Center for Strategic Decision Research


New Influences on Global Security

Ambassador Alexandr Vondra
Czech Deputy Minister of Foreign Affairs for Security Policy


It is a pleasure to be in Moscow for the 20th International Workshop. To a certain extent my political career started here in Moscow. I accompanied President Havel on his famous February 1990 trip, during which he went first to Washington to speak before the joint session of the U.S. Congress and then on from Washington to Moscow. The purpose of the trip was to abolish the so-called Brezhnev Doctrine.   

We did not prepare any kind of declaration before that trip. The bureaucrats involved, including me, simply had no time or experience, so we drafted the declaration as we flew to Moscow, with a regular pen and a sheet of white paper, about five sentences in all. When the talks began with President Gorbachev in the Kremlin, President Havel placed the paper we had drafted on the table, and asked that it be signed that same day. After five hours of difficult talks, in which Foreign Minister Shevardnadze was of course involved, we came to an agreement that the Brezhnev Doctrine was over and that the Russian troops in Czechoslovakia had to withdraw within approximately 18 months. 

Today it is hard to imagine how an agreement could be reached in such a fast way, be it an agreement with Papua New Guinea or any other country in the world. Actually I cannot really imagine how we were able to come to that agreement so quickly in 1990. 


Much has changed since the Brezhnev Doctrine was dissolved. To illustrate that change, before I give the floor to our three distinguished speakers, I would like to focus on four important issues. 

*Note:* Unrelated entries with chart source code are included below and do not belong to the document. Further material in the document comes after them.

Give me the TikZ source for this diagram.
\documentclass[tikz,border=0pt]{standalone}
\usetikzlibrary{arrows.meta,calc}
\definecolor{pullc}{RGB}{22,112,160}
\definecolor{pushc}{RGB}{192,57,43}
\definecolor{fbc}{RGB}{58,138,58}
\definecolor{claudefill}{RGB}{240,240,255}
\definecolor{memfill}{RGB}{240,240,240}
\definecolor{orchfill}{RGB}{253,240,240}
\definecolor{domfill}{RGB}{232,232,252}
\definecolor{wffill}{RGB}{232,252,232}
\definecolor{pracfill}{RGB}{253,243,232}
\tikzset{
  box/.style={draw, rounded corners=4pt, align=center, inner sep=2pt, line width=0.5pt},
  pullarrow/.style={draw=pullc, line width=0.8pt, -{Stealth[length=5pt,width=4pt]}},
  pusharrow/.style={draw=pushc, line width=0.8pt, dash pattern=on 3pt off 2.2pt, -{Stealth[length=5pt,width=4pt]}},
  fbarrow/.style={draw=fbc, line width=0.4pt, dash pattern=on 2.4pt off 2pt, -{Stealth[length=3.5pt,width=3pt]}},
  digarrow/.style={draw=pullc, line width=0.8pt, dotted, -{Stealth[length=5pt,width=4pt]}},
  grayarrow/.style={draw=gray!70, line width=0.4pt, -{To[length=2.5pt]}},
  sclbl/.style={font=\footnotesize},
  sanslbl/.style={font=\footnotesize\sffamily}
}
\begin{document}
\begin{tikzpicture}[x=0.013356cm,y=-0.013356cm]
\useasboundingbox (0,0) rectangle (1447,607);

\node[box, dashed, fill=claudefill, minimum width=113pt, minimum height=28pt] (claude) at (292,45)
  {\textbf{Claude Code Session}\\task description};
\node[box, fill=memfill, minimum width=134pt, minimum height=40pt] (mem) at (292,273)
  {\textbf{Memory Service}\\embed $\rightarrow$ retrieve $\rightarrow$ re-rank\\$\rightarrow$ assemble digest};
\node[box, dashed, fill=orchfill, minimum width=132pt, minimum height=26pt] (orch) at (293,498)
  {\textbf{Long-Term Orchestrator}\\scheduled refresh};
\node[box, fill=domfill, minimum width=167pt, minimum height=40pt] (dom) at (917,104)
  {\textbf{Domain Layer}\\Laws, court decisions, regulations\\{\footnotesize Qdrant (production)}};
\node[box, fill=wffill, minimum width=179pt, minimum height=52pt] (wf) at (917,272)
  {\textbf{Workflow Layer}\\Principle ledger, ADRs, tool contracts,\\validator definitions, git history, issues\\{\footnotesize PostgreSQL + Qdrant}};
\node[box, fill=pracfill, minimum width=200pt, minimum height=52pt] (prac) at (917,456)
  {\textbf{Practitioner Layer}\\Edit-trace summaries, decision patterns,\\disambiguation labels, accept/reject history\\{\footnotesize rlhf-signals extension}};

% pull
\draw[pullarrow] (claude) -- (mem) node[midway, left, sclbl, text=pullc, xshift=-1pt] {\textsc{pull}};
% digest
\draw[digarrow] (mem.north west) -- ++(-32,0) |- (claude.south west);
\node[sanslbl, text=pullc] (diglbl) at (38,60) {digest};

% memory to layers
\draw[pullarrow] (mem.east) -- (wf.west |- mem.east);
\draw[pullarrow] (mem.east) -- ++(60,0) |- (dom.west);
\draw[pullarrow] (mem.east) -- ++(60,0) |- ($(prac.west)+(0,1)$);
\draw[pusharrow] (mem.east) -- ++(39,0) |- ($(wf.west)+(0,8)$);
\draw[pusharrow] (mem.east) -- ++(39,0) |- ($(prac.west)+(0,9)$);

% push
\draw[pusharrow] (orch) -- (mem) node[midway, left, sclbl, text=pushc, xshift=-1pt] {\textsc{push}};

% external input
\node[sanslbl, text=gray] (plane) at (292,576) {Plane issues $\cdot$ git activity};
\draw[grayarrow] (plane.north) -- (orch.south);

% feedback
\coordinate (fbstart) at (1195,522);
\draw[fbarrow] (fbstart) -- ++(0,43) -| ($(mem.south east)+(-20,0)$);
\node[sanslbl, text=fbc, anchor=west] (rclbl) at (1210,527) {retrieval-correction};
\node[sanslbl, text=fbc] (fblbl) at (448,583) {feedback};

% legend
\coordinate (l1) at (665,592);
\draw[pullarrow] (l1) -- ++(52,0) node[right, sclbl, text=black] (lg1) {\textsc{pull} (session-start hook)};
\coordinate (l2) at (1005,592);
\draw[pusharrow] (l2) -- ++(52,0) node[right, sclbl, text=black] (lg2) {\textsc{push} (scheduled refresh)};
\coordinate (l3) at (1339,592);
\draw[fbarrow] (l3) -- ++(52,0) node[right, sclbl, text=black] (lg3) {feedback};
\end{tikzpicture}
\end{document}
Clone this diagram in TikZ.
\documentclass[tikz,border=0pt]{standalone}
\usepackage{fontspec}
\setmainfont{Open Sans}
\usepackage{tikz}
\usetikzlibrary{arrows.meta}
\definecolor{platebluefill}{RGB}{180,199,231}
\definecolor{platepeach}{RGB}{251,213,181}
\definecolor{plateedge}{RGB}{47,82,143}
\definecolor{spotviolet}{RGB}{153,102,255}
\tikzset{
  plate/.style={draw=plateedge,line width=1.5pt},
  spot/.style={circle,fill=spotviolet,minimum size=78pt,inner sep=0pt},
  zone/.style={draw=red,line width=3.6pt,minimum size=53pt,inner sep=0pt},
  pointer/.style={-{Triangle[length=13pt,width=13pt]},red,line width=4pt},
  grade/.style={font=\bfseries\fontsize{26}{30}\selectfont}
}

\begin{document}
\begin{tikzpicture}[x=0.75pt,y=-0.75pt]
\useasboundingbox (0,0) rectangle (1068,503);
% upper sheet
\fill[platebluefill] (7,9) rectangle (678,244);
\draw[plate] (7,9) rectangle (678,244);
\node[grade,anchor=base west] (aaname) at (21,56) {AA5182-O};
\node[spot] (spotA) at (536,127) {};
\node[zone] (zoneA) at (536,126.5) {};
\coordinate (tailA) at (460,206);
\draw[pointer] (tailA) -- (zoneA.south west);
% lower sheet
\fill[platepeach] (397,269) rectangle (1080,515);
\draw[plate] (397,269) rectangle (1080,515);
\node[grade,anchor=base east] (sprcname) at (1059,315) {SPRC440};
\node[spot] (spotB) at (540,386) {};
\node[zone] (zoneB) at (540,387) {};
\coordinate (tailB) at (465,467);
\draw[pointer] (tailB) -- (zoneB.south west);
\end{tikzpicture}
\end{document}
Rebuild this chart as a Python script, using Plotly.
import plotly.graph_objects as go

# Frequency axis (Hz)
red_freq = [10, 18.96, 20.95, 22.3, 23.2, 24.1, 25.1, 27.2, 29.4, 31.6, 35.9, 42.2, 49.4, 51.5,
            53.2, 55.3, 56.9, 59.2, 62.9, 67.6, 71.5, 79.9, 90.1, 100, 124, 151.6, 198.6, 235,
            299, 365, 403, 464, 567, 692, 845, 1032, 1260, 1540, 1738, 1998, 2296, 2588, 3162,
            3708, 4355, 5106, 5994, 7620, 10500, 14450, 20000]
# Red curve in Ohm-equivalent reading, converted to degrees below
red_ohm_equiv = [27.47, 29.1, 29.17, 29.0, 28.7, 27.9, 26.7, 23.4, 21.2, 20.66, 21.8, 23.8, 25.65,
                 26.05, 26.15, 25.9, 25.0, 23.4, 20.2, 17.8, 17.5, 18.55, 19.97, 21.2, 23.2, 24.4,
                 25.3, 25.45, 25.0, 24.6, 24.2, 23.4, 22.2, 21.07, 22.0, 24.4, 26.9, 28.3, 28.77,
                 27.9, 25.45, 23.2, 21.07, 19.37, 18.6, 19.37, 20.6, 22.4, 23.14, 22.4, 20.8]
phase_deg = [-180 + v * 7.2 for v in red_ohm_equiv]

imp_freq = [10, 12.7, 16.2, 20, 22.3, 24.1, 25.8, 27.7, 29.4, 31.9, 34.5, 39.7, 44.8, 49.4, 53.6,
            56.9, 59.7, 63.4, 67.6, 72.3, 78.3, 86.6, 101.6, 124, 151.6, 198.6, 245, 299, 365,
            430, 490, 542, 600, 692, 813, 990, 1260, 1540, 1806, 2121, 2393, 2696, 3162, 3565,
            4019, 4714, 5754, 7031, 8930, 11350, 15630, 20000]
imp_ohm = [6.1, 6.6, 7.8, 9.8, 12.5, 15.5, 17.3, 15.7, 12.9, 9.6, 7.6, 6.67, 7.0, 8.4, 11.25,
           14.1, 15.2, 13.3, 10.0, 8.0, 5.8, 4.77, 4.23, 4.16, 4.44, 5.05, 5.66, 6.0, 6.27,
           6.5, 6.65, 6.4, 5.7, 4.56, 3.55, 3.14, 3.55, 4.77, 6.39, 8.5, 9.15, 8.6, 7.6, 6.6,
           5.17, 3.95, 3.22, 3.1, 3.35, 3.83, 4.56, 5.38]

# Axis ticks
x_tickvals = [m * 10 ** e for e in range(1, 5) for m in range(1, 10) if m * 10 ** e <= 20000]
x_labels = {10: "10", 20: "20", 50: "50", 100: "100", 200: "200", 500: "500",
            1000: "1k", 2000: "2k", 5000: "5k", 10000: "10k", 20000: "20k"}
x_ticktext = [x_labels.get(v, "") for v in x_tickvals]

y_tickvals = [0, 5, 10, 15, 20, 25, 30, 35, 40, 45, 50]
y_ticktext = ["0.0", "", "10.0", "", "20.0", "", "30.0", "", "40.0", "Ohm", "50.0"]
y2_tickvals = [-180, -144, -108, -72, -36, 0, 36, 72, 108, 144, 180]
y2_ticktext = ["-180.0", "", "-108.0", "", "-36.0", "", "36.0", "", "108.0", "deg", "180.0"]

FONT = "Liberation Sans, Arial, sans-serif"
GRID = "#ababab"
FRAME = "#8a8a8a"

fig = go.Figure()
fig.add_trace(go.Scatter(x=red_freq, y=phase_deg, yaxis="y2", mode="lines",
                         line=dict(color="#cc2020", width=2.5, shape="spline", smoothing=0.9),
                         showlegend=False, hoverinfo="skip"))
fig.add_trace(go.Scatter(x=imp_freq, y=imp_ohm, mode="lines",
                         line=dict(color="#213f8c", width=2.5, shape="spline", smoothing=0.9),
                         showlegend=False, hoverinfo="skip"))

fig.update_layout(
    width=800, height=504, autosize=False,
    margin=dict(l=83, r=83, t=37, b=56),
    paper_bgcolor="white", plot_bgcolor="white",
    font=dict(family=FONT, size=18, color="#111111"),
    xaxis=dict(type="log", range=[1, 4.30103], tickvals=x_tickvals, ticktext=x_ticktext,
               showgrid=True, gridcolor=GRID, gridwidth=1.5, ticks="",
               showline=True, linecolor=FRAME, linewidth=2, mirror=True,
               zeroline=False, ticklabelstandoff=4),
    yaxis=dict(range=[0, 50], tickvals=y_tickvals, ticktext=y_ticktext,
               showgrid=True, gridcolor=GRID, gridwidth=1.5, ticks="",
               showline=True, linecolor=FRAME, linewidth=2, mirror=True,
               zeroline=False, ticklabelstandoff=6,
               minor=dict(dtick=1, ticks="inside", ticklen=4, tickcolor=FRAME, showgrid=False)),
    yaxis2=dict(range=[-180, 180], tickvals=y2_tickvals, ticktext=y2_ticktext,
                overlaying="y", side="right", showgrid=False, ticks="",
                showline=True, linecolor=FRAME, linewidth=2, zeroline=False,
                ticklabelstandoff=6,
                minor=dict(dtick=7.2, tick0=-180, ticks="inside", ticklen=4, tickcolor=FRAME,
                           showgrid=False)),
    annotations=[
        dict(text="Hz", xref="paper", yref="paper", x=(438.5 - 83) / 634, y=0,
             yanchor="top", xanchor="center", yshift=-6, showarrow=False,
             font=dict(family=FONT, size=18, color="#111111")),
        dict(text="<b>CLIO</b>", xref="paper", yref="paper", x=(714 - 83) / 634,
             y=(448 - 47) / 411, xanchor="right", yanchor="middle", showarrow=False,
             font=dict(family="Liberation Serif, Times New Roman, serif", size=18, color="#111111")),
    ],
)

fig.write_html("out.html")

1. NATO. It has enlarged, it has new strategic relationships with countries such as Russia, and it has new missions that are reaching as far as Afghanistan. It is also the only organization that might possibly be accepted to work toward creating peace in the Middle East, a fantastic development. Of course this last point comes with many questions about the organization's over stretching. 

2. The drafting of the constitution for the new Europe. The convention on the future of Europe has finished its work. Now the draft will go to the IGC, the intra-government conference of European Union countries. While there will be a huge challenge there, the draft's purpose, on the one hand, is to give Europe a larger, more visible voice in global affairs; on the other hand, it is working to keep the transatlantic relationship strong and effective. I believe that fulfilling both missions will not be easy. 

3. Our military might. I was in Baghdad in the middle of June to introduce the Czech team to the Coalition Provisional Authority (CPA) and to meet the Czech soldiers stationed in southern Iraq. When I walked in the streets of Baghdad and saw the accuracy of the bombing that had been carried out with precision-guided ammunition, it was something like a miracle. For example, a huge facility that had housed Saddam Hussein's secret police was totally destroyed, but the fence and sidewalk around it were untouched. There is a huge difference between what was possible during this war compared to what was possible during the Gulf War or even during the Kosovo campaign. 

4. The consequences of our actions. From a military perspective, we now live in a unique unipolar world, or at least in a "unipolar moment." Some countries, including Russia and France, want to achieve a multipolar world. This tendency may be inevitable, like the natural desire to restore balance, harmony, and sustainable order. But the process for achieving a multipolar world means there will definitely be more proliferation: each pole will want to have nuclear weapons, and each neighbor of each pole will want to have nuclear weapons too.  

These, then, are some of the real challenges of the work that is before us, and important points to keep in mind as we continue the debate.